From the listing that follows, reproduce only the lines from the one holding "Reproduce this chart with Bokeh." through the one holding "from bokeh.resources import INLINE", both included, with no pictures.

--

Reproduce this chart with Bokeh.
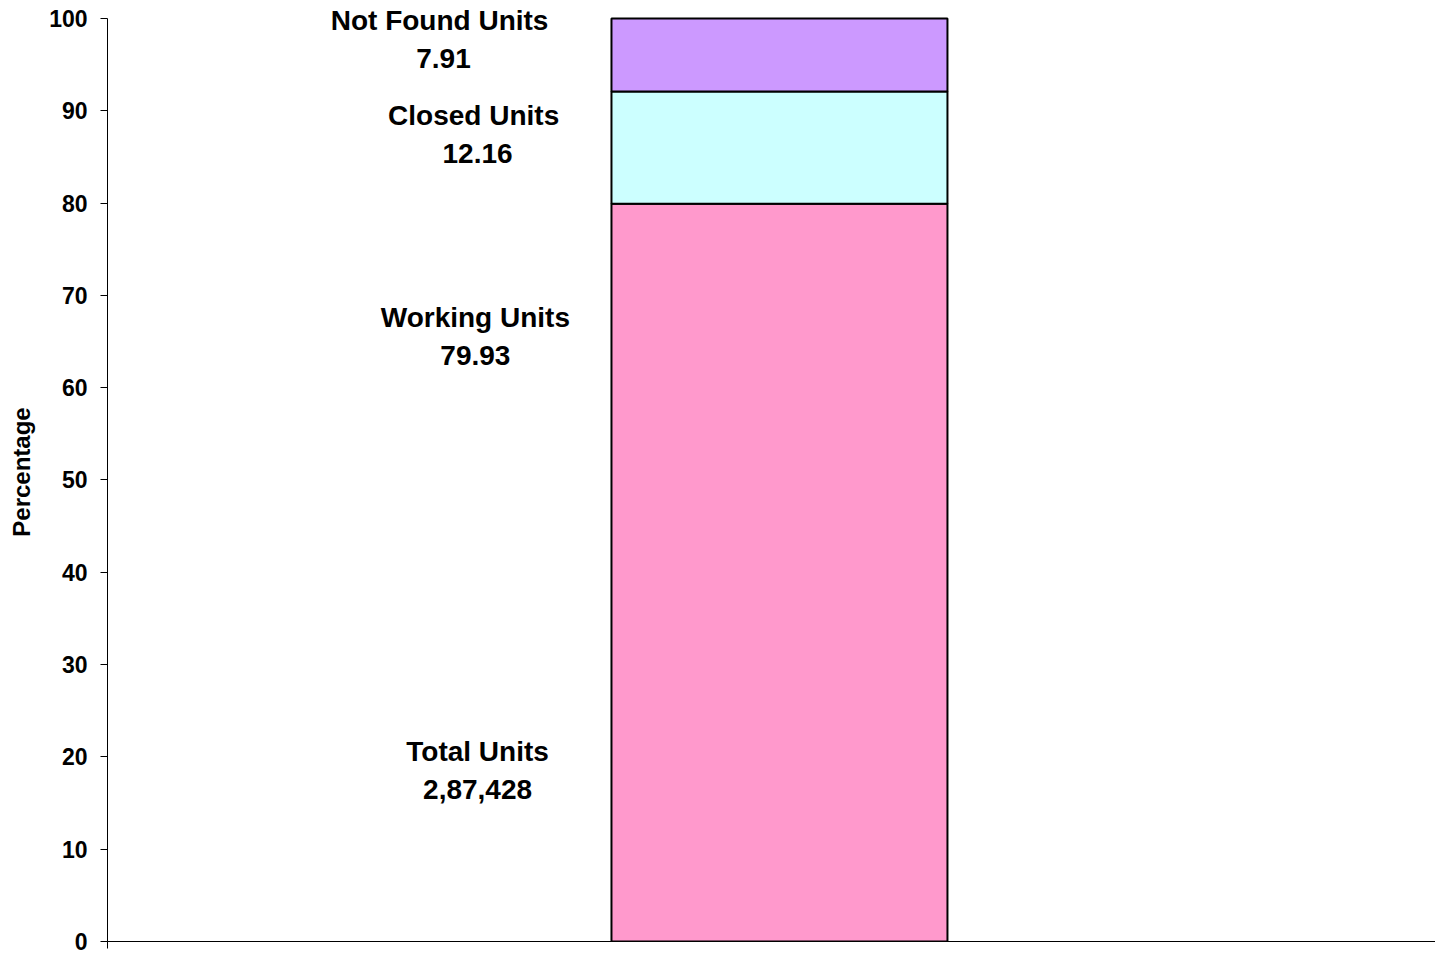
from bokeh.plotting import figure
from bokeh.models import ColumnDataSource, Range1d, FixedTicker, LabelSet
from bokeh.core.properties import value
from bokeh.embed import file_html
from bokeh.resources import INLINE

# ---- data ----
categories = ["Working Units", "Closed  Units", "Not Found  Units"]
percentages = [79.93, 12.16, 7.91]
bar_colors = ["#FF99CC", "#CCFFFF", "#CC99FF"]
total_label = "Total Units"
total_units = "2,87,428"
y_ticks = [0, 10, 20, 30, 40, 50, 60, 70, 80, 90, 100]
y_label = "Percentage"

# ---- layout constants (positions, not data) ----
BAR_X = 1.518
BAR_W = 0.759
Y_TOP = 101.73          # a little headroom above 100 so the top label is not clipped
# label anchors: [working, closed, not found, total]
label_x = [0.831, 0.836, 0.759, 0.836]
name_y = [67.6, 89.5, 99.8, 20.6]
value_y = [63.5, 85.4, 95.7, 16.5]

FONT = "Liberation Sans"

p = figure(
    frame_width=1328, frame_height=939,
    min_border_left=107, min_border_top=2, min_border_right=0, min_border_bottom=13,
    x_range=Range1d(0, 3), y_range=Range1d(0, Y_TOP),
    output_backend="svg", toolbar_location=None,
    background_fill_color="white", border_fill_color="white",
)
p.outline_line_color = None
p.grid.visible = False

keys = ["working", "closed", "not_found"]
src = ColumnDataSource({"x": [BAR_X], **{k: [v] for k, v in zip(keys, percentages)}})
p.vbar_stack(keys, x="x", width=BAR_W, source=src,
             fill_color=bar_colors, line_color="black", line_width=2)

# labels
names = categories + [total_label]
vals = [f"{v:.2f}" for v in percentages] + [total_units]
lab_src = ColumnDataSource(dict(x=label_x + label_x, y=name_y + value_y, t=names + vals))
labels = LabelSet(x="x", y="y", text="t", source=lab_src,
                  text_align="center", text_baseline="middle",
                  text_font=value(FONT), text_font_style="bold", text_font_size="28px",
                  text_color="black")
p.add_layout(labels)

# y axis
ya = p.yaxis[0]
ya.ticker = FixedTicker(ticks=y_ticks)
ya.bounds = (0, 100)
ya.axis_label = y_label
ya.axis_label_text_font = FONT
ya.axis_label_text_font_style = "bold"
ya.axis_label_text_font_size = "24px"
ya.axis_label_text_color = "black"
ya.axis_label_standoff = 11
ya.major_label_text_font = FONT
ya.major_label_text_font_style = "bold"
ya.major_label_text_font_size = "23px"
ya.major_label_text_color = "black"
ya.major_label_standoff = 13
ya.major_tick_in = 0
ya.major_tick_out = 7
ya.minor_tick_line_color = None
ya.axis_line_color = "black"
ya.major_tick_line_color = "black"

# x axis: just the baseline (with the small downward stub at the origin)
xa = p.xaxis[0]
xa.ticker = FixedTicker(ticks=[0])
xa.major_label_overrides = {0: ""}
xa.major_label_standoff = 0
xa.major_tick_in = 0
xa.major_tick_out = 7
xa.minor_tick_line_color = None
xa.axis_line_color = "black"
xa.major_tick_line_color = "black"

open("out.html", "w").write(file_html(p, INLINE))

--

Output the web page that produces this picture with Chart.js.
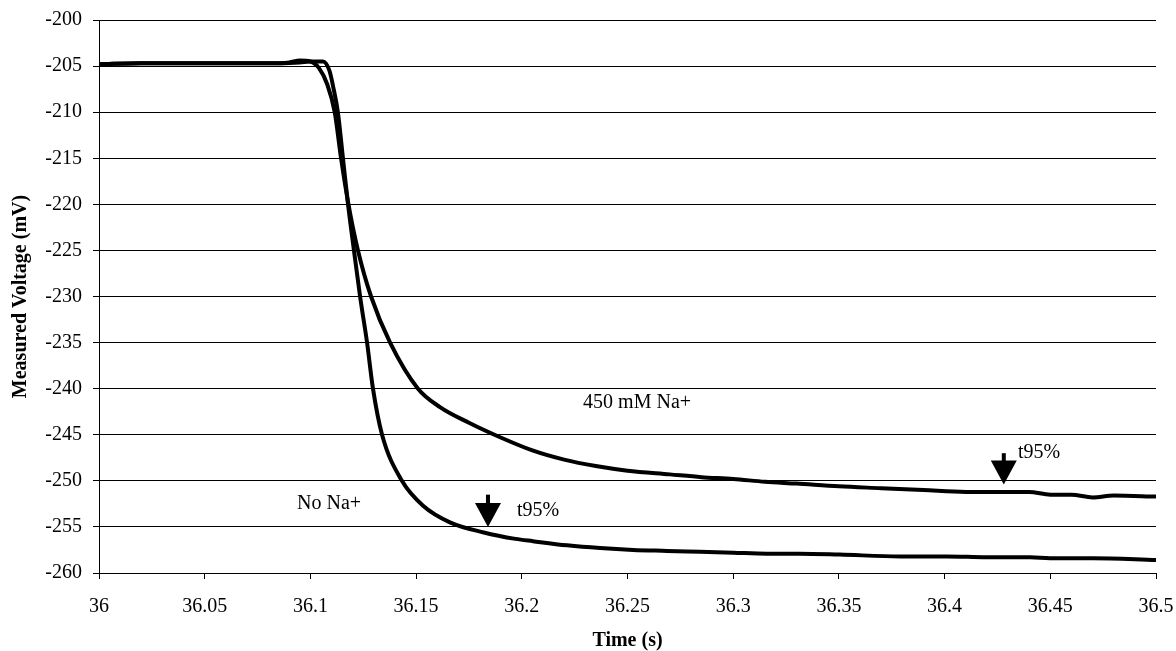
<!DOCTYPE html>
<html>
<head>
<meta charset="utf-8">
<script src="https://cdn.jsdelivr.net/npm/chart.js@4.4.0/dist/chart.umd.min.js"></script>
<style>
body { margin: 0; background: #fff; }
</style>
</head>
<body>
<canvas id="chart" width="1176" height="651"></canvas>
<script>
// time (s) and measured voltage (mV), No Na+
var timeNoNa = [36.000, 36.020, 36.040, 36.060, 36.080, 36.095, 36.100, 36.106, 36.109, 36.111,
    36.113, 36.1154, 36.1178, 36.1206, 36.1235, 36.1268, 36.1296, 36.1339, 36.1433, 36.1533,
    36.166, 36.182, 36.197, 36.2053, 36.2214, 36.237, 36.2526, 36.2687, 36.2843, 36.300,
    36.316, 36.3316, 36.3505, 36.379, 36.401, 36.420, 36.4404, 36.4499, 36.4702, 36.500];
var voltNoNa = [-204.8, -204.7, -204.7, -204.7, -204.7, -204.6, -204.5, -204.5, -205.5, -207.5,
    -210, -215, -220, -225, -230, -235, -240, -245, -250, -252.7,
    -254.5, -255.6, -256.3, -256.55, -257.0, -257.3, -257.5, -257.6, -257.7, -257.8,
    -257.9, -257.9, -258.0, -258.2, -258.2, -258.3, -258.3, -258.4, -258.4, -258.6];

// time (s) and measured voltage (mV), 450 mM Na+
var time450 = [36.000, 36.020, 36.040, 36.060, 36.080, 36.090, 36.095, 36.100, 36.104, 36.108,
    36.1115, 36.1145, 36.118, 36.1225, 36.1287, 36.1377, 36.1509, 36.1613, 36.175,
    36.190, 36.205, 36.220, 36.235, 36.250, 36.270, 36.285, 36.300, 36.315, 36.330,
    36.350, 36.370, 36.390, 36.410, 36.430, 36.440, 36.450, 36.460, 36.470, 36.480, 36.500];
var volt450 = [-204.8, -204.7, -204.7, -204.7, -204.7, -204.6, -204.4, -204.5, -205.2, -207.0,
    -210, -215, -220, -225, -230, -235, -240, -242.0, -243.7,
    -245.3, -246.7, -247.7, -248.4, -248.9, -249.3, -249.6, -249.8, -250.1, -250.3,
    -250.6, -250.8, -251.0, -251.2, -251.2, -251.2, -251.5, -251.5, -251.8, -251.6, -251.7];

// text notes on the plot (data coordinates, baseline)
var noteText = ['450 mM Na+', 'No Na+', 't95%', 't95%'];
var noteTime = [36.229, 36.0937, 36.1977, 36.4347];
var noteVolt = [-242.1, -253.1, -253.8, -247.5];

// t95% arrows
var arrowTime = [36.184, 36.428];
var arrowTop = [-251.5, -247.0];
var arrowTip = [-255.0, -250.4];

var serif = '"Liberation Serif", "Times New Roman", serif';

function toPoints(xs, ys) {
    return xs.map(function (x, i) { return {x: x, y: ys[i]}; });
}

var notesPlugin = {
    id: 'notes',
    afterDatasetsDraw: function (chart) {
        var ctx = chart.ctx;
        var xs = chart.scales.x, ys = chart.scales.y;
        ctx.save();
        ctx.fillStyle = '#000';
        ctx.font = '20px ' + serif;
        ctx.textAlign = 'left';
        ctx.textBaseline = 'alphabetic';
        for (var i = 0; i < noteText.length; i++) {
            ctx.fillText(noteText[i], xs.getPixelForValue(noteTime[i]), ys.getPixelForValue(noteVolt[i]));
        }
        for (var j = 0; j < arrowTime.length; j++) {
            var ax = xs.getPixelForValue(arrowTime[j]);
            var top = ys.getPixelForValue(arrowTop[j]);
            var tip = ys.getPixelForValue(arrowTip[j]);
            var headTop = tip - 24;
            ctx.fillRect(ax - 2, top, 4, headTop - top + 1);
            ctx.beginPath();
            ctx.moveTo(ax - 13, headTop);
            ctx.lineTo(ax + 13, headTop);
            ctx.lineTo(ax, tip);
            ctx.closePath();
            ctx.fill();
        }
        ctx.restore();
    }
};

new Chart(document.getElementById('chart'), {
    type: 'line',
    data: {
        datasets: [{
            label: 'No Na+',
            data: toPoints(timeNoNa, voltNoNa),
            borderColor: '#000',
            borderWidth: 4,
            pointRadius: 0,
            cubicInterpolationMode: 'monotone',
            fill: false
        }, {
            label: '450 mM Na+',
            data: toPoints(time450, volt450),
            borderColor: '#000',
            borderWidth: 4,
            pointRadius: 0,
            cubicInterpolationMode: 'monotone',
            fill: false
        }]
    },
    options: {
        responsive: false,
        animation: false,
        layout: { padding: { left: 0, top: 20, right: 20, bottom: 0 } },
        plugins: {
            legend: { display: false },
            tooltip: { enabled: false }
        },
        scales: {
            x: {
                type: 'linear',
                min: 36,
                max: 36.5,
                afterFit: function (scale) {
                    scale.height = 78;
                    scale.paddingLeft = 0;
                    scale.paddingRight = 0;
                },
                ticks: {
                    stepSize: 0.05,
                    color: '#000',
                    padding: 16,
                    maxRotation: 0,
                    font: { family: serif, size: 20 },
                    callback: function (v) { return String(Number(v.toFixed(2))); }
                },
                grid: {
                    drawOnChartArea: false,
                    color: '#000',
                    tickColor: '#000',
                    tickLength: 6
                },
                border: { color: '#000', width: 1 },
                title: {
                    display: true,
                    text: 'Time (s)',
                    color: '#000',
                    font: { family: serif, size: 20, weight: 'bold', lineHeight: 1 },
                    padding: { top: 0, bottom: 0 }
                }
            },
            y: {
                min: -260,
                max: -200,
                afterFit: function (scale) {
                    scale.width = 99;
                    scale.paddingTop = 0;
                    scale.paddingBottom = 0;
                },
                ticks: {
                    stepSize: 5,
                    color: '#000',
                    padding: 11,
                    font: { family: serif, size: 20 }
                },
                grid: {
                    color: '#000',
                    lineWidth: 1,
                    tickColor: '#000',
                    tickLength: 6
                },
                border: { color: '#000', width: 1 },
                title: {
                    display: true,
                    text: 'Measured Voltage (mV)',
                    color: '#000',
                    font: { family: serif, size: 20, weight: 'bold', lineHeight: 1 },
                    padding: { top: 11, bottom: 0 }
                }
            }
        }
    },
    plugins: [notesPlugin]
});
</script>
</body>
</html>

--

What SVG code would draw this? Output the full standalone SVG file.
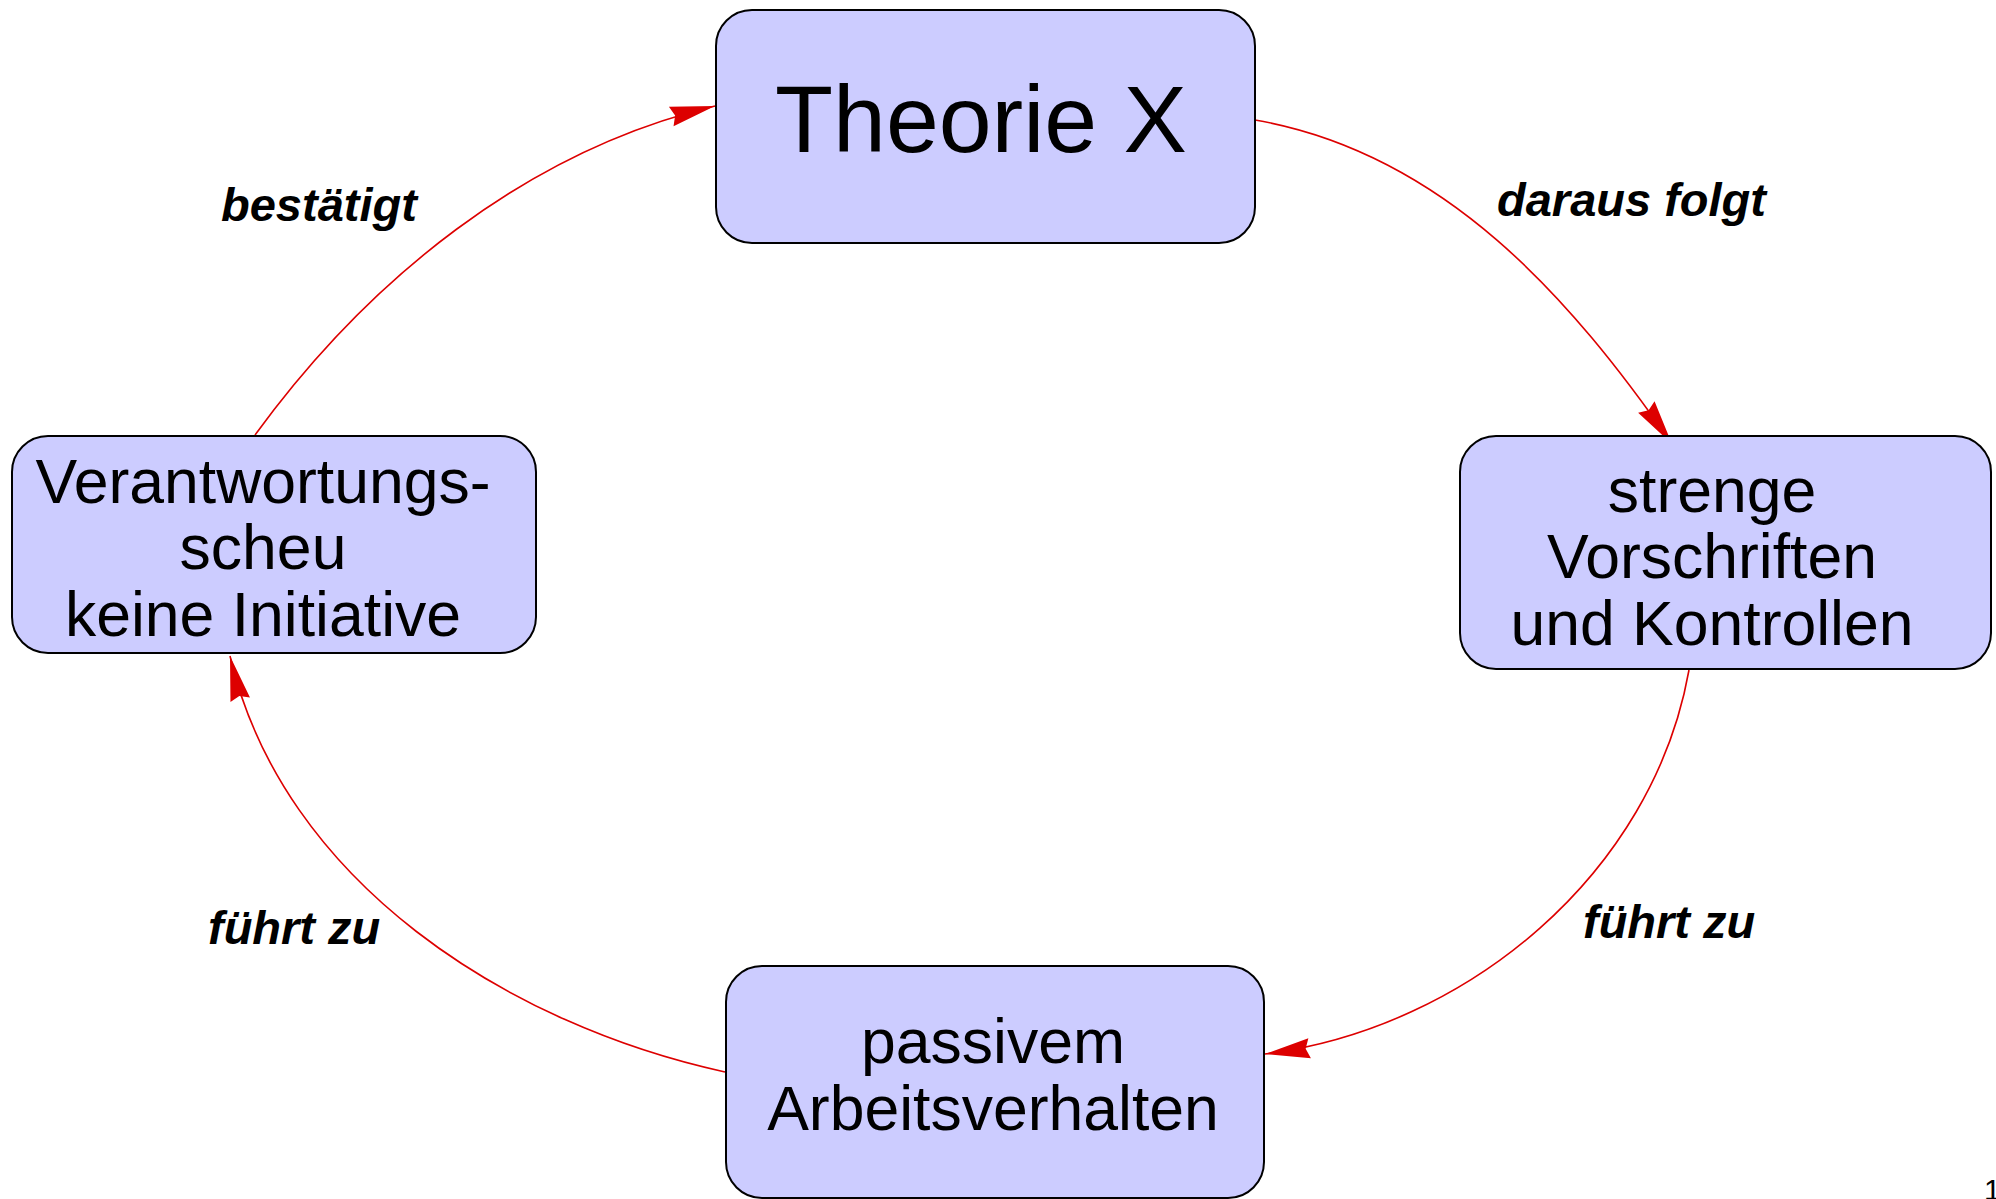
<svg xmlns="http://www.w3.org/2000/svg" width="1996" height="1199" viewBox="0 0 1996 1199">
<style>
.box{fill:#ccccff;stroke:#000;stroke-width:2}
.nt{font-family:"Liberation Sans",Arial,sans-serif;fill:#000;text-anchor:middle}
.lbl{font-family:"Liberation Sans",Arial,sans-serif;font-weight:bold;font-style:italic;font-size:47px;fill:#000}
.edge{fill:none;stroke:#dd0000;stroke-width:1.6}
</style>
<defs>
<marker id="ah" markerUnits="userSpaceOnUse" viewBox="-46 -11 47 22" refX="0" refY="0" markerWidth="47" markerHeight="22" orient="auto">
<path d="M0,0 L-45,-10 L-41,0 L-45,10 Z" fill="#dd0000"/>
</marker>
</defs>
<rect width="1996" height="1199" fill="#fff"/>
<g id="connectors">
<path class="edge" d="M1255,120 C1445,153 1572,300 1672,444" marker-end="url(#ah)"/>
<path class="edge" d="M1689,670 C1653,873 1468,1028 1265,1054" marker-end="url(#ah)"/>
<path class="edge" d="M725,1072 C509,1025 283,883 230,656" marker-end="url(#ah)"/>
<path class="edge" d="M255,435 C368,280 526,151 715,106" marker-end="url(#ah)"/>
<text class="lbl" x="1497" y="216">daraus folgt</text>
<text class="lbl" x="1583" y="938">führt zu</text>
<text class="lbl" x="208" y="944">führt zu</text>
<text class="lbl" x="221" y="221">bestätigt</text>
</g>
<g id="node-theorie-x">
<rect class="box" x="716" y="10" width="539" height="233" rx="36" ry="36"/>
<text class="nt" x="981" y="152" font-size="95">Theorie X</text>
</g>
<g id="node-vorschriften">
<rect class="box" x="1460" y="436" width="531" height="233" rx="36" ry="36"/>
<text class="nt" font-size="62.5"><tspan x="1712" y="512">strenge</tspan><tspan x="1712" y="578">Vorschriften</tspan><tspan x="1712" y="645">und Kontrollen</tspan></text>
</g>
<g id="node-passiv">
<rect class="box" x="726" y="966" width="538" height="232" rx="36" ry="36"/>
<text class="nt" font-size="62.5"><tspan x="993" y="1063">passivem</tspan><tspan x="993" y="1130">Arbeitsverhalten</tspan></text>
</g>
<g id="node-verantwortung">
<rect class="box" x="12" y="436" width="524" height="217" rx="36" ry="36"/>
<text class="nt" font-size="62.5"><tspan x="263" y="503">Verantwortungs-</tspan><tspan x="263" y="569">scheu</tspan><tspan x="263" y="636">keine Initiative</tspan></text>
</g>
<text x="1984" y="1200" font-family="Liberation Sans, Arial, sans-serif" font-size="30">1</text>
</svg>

--

RESULT FOR THIS TASK:
Reproduce this chart with Bokeh.
from bokeh.plotting import figure
from bokeh.models import ColumnDataSource, Range1d, FixedTicker, LabelSet
from bokeh.core.properties import value
from bokeh.embed import file_html
from bokeh.resources import INLINE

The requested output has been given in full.